• DIRECTION: Quote the whole listing exactly. Leave the pictures out of your copy.

::::::

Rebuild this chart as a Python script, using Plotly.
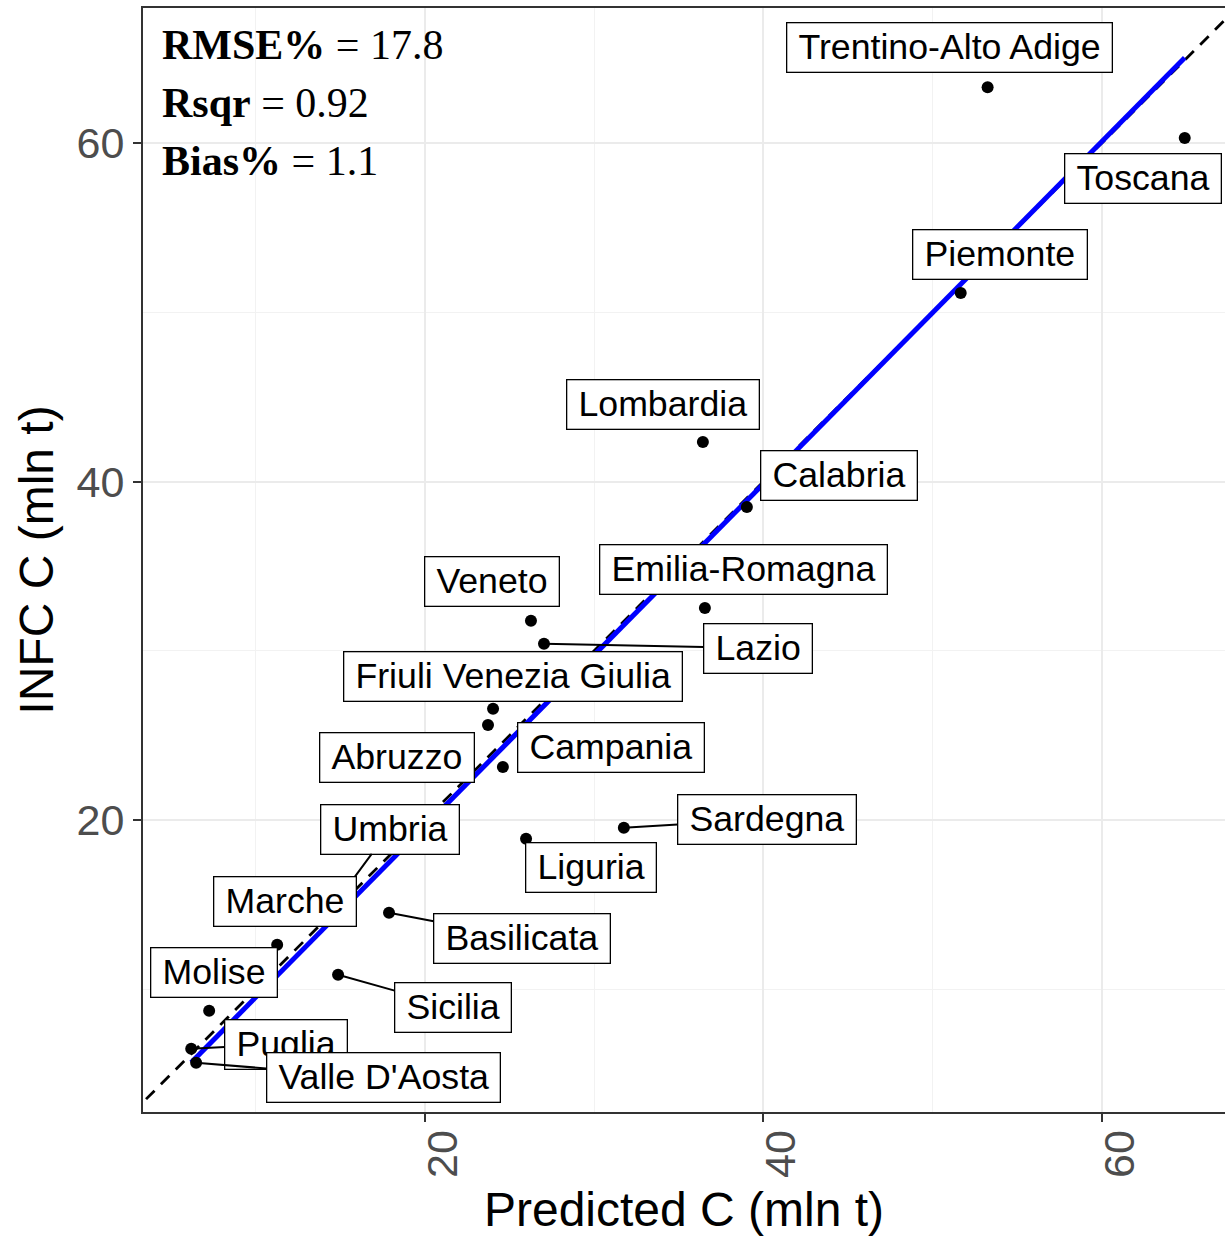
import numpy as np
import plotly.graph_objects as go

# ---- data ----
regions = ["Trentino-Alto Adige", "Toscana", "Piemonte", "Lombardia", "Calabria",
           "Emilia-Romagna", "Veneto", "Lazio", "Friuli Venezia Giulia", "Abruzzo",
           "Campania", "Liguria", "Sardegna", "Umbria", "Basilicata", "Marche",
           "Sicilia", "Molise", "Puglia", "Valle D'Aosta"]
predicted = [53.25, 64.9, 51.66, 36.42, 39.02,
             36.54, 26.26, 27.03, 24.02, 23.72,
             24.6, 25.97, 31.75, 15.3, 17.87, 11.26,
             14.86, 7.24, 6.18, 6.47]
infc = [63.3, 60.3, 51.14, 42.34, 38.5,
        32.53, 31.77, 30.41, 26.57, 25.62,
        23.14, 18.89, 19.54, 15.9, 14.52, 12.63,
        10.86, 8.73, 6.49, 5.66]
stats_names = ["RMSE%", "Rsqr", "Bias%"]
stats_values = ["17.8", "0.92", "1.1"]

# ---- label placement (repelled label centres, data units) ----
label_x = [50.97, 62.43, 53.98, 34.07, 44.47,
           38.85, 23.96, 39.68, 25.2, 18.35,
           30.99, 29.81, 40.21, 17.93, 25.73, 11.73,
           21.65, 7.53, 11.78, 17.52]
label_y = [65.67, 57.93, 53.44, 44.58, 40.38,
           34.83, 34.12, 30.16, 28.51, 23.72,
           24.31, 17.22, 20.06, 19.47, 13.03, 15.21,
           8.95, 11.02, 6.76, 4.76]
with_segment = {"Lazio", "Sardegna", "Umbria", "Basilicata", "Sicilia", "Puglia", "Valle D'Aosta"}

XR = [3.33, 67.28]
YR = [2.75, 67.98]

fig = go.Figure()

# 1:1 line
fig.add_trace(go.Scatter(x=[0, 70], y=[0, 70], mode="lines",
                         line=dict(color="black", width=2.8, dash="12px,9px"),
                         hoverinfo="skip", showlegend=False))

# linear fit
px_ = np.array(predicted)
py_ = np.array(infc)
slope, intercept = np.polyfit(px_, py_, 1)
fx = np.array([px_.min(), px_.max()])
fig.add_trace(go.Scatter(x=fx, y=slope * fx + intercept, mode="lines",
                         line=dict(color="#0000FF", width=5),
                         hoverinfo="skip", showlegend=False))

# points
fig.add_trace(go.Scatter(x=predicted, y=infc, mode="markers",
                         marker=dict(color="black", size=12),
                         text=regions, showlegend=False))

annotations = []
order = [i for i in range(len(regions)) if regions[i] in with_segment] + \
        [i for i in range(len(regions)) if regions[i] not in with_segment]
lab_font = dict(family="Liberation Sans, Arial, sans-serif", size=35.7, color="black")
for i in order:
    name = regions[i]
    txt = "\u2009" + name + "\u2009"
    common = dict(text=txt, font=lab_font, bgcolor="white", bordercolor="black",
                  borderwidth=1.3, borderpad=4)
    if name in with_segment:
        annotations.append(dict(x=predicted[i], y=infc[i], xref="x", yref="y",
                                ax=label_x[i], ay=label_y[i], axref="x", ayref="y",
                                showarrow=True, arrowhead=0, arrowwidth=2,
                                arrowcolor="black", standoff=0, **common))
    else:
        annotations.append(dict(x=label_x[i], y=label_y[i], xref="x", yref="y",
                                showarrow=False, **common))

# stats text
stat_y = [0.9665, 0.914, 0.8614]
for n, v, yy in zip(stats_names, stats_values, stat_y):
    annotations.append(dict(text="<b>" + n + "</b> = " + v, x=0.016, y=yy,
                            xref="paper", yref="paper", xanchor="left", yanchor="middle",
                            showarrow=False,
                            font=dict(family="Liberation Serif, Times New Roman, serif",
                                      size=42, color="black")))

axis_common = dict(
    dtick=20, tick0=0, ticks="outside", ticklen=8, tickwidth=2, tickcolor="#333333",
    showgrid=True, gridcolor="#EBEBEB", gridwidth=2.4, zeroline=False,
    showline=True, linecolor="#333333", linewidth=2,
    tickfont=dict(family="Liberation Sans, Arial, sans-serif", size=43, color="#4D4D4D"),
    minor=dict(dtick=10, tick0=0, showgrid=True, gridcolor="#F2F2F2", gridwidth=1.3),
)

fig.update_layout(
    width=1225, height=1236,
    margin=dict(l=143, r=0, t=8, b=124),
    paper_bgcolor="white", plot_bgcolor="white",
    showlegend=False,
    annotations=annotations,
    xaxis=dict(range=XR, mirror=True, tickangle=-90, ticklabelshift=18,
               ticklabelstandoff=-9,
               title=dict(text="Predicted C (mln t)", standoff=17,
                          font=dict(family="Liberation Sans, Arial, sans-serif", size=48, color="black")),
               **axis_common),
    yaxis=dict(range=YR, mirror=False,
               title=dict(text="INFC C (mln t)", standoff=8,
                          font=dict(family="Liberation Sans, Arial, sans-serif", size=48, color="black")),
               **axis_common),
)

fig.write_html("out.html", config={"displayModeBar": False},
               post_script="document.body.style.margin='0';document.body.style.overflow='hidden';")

::::::

• RESULT:
Rebuild this chart as a Python script, using Plotly.
import numpy as np
import plotly.graph_objects as go

# ---- data ----
regions = ["Trentino-Alto Adige", "Toscana", "Piemonte", "Lombardia", "Calabria",
           "Emilia-Romagna", "Veneto", "Lazio", "Friuli Venezia Giulia", "Abruzzo",
           "Campania", "Liguria", "Sardegna", "Umbria", "Basilicata", "Marche",
           "Sicilia", "Molise", "Puglia", "Valle D'Aosta"]
predicted = [53.25, 64.9, 51.66, 36.42, 39.02,
             36.54, 26.26, 27.03, 24.02, 23.72,
             24.6, 25.97, 31.75, 15.3, 17.87, 11.26,
             14.86, 7.24, 6.18, 6.47]
infc = [63.3, 60.3, 51.14, 42.34, 38.5,
        32.53, 31.77, 30.41, 26.57, 25.62,
        23.14, 18.89, 19.54, 15.9, 14.52, 12.63,
        10.86, 8.73, 6.49, 5.66]
stats_names = ["RMSE%", "Rsqr", "Bias%"]
stats_values = ["17.8", "0.92", "1.1"]

# ---- label placement (repelled label centres, data units) ----
label_x = [50.97, 62.43, 53.98, 34.07, 44.47,
           38.85, 23.96, 39.68, 25.2, 18.35,
           30.99, 29.81, 40.21, 17.93, 25.73, 11.73,
           21.65, 7.53, 11.78, 17.52]
label_y = [65.67, 57.93, 53.44, 44.58, 40.38,
           34.83, 34.12, 30.16, 28.51, 23.72,
           24.31, 17.22, 20.06, 19.47, 13.03, 15.21,
           8.95, 11.02, 6.76, 4.76]
with_segment = {"Lazio", "Sardegna", "Umbria", "Basilicata", "Sicilia", "Puglia", "Valle D'Aosta"}

XR = [3.33, 67.28]
YR = [2.75, 67.98]

fig = go.Figure()

# 1:1 line
fig.add_trace(go.Scatter(x=[0, 70], y=[0, 70], mode="lines",
                         line=dict(color="black", width=2.8, dash="12px,9px"),
                         hoverinfo="skip", showlegend=False))

# linear fit
px_ = np.array(predicted)
py_ = np.array(infc)
slope, intercept = np.polyfit(px_, py_, 1)
fx = np.array([px_.min(), px_.max()])
fig.add_trace(go.Scatter(x=fx, y=slope * fx + intercept, mode="lines",
                         line=dict(color="#0000FF", width=5),
                         hoverinfo="skip", showlegend=False))

# points
fig.add_trace(go.Scatter(x=predicted, y=infc, mode="markers",
                         marker=dict(color="black", size=12),
                         text=regions, showlegend=False))

annotations = []
order = [i for i in range(len(regions)) if regions[i] in with_segment] + \
        [i for i in range(len(regions)) if regions[i] not in with_segment]
lab_font = dict(family="Liberation Sans, Arial, sans-serif", size=35.7, color="black")
for i in order:
    name = regions[i]
    txt = "\u2009" + name + "\u2009"
    common = dict(text=txt, font=lab_font, bgcolor="white", bordercolor="black",
                  borderwidth=1.3, borderpad=4)
    if name in with_segment:
        annotations.append(dict(x=predicted[i], y=infc[i], xref="x", yref="y",
                                ax=label_x[i], ay=label_y[i], axref="x", ayref="y",
                                showarrow=True, arrowhead=0, arrowwidth=2,
                                arrowcolor="black", standoff=0, **common))
    else:
        annotations.append(dict(x=label_x[i], y=label_y[i], xref="x", yref="y",
                                showarrow=False, **common))

# stats text
stat_y = [0.9665, 0.914, 0.8614]
for n, v, yy in zip(stats_names, stats_values, stat_y):
    annotations.append(dict(text="<b>" + n + "</b> = " + v, x=0.016, y=yy,
                            xref="paper", yref="paper", xanchor="left", yanchor="middle",
                            showarrow=False,
                            font=dict(family="Liberation Serif, Times New Roman, serif",
                                      size=42, color="black")))

axis_common = dict(
    dtick=20, tick0=0, ticks="outside", ticklen=8, tickwidth=2, tickcolor="#333333",
    showgrid=True, gridcolor="#EBEBEB", gridwidth=2.4, zeroline=False,
    showline=True, linecolor="#333333", linewidth=2,
    tickfont=dict(family="Liberation Sans, Arial, sans-serif", size=43, color="#4D4D4D"),
    minor=dict(dtick=10, tick0=0, showgrid=True, gridcolor="#F2F2F2", gridwidth=1.3),
)

fig.update_layout(
    width=1225, height=1236,
    margin=dict(l=143, r=0, t=8, b=124),
    paper_bgcolor="white", plot_bgcolor="white",
    showlegend=False,
    annotations=annotations,
    xaxis=dict(range=XR, mirror=True, tickangle=-90, ticklabelshift=18,
               ticklabelstandoff=-9,
               title=dict(text="Predicted C (mln t)", standoff=17,
                          font=dict(family="Liberation Sans, Arial, sans-serif", size=48, color="black")),
               **axis_common),
    yaxis=dict(range=YR, mirror=False,
               title=dict(text="INFC C (mln t)", standoff=8,
                          font=dict(family="Liberation Sans, Arial, sans-serif", size=48, color="black")),
               **axis_common),
)

fig.write_html("out.html", config={"displayModeBar": False},
               post_script="document.body.style.margin='0';document.body.style.overflow='hidden';")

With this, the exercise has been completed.